Run-time verification is based on similar techniques (including regular expressions, temporal logics, state machines and rule-based programming [21]), but aims at monitoring observable behaviours or properties over an executing system. Run-time verification checks for violation of properties at run-time, at the expense of providing less coverage than formal verification approaches [35]. While numerous approaches have used state machines or related mechanisms to monitor the execution of programs, much less research has focused on monitoring of executable statechart models. Drusinsky [14, 15] proposed to monitor violations of temporal logic assertions aver statecharts at run-time. The notion of property statecharts explored in this article is different, in that it offers the full expressive power of statecharts to monitor properties over statecharts. Because arbitrary Python code can be used (e.g. in transition actions), property statecharts are Turing complete. Nevertheless, due to the “fail-fast” approach adopted by Sismic ’s interpreter for their verification, property statecharts are mainly intended to check for the presence of undesirable behaviour (safety properties), i.e. properties that can be checked on a (finite) prefix of a (possibly infinite) execution trace. While it is technically possible to use property statecharts to express liveliness properties (something desirable eventually happens), this would require additional support for their verification.

9 Conclusion

This article presented a new method for testing and validating executable statecharts. The method is supported by Sismic, an open- source research prototype tool that we developed specifically for this purpose. The Sismic method enhances traditional statechart design with a range of techniques that have already proven their usefulness for source code development. All of these techniques can be combined easily to test and validate statechart designs.

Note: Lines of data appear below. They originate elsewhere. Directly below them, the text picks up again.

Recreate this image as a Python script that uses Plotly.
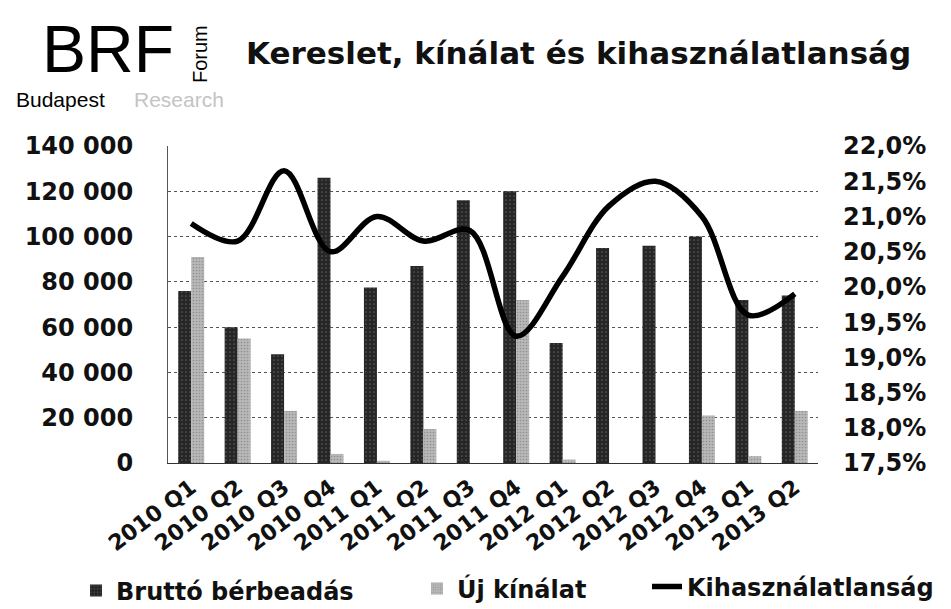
import plotly.graph_objects as go

categories = ["2010 Q1", "2010 Q2", "2010 Q3", "2010 Q4",
              "2011 Q1", "2011 Q2", "2011 Q3", "2011 Q4",
              "2012 Q1", "2012 Q2", "2012 Q3", "2012 Q4",
              "2013 Q1", "2013 Q2"]
brutto = [76000, 60000, 48000, 126000, 77500, 87000, 116000,
          120000, 53000, 95000, 96000, 100000, 72000, 74000]
uj_kinalat = [91000, 55000, 23000, 4000, 1000, 15000, 0,
              72000, 1500, 0, 0, 21000, 3000, 23000]
kihasznalatlansag = [20.9, 20.65, 21.65, 20.5, 21.0, 20.65, 20.8,
                     19.3, 20.15, 21.15, 21.5, 21.0, 19.6, 19.9]

left_ticks = [0, 20000, 40000, 60000, 80000, 100000, 120000, 140000]
left_labels = ["0", "20 000", "40 000", "60 000", "80 000", "100 000", "120 000", "140 000"]
right_ticks = [17.5, 18.0, 18.5, 19.0, 19.5, 20.0, 20.5, 21.0, 21.5, 22.0]
right_labels = [f"{v:.1f}%".replace(".", ",") for v in right_ticks]

W, H = 951, 609
L, R, T, B = 160, 141, 138, 154
PW, PH = W - L - R, H - T - B


def px(x):
    return (x - L) / PW


def py(y):
    return (H - B - y) / PH


FONT = "DejaVu Sans"
bold = dict(family=FONT, weight="bold", color="#111")

fig = go.Figure()
fig.add_trace(go.Bar(
    x=categories, y=brutto, name="Bruttó bérbeadás",
    marker=dict(color="#262626", line=dict(width=0),
                pattern=dict(shape=".", fgcolor="#8a8a8a", size=4, solidity=0.15)),
    legend="legend"))
fig.add_trace(go.Bar(
    x=categories, y=uj_kinalat, name="Új kínálat",
    marker=dict(color="#b8b8b8", line=dict(width=0),
                pattern=dict(shape=".", fgcolor="#6a6a6a", size=3, solidity=0.25)),
    legend="legend2"))
fig.add_trace(go.Scatter(
    x=categories, y=kihasznalatlansag, name="Kihasználatlanság",
    mode="lines", line=dict(color="#000", width=5.5, shape="spline", smoothing=1.0),
    yaxis="y2", legend="legend3"))

legend_common = dict(orientation="h", font=dict(size=24, **bold),
                     bgcolor="rgba(0,0,0,0)", yanchor="middle", xanchor="left")
fig.update_layout(
    width=W, height=H,
    margin=dict(l=L, r=R, t=T, b=B, autoexpand=False),
    paper_bgcolor="white", plot_bgcolor="white",
    barmode="group", bargap=0.44, bargroupgap=0.0,
    showlegend=True,
    legend=dict(x=px(68), y=py(583), **legend_common),
    legend2=dict(x=px(409), y=py(581), **legend_common),
    legend3=dict(x=px(639), y=py(579), **legend_common),
    xaxis=dict(type="category", tickangle=-37, tickfont=dict(size=22, **bold),
               showline=True, linecolor="#333", linewidth=1, ticks="",
               ticklabelstandoff=2, automargin=False),
    yaxis=dict(range=[0, 140000], tickvals=left_ticks, ticktext=left_labels,
               tickfont=dict(size=24, **bold), showgrid=True, gridcolor="#555",
               griddash="dot", gridwidth=1, zeroline=False,
               showline=True, linecolor="#555", linewidth=1,
               ticklabelstandoff=29, automargin=False),
    yaxis2=dict(range=[17.5, 22.0], tickvals=right_ticks, ticktext=right_labels,
                overlaying="y", side="right", showgrid=False, zeroline=False,
                tickfont=dict(size=24, **bold), ticklabelstandoff=24,
                automargin=False),
    annotations=[
        dict(text="Kereslet, kínálat és kihasználatlanság", xref="paper", yref="paper",
             x=px(236), y=py(45), xanchor="left", yanchor="middle", showarrow=False,
             font=dict(size=31, **bold)),
        dict(text="BRF", xref="paper", yref="paper", x=px(32), y=py(41),
             xanchor="left", yanchor="middle", showarrow=False,
             font=dict(family="Liberation Sans", size=66, color="#000")),
        dict(text="Budapest", xref="paper", yref="paper", x=px(6), y=py(91),
             xanchor="left", yanchor="middle", showarrow=False,
             font=dict(family="Liberation Sans", size=21, color="#000")),
        dict(text="Research", xref="paper", yref="paper", x=px(124), y=py(91),
             xanchor="left", yanchor="middle", showarrow=False,
             font=dict(family="Liberation Sans", size=21, color="#c4c4c4")),
        dict(text="Forum", xref="paper", yref="paper", x=px(192), y=py(46),
             xanchor="center", yanchor="middle", showarrow=False, textangle=-90,
             font=dict(family="Liberation Sans", size=20, color="#000")),
    ],
)

fig.write_html("out.html")
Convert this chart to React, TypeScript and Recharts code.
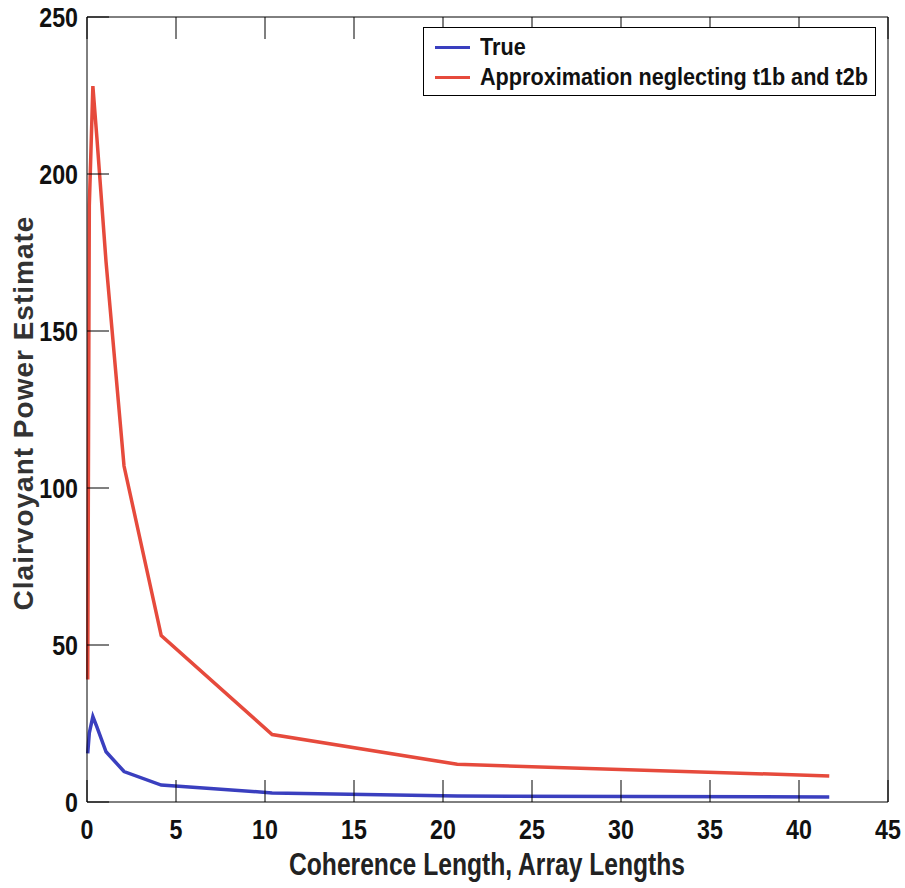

A straightforward way of testing statecharts relies on writing unit tests, but this introduces an unnecessary technical gap of needing to write these tests in an underlying programming language. The technique of behaviour-driven development (BDD) overcomes this limitation by allowing to specify scenarios of desired functional behaviour in a semi-formal natural language and to use these scenarios as executable functional tests over the statechart. This approach has the advantage of only needing a minimum amount of mapping code.

We also provided two techniques for run-time verification of statecharts. The first one consists of applying the principle of design by contract (DbC) at the level of statecharts, allowing to specify preconditions, postconditions and invariants on states and transitions, and monitoring violations these contracts during statechart execution. The second technique consists of specifying behavioural properties as statecharts themselves, allowing the statechart under test to be monitored at run-time for violations of these properties.

We evaluated the proposed method, and more in particular the usefulness and usability of the proposed techniques through a controlled user study conducted with thirteen participants. All techniques were considered to be useful and complementary. Participants reported that they were likely to use each of the proposed techniques for creating new statecharts, or for verifying or modifying existing ones. Participants also indicated that the implementation of the techniques in Sismic was easy to use.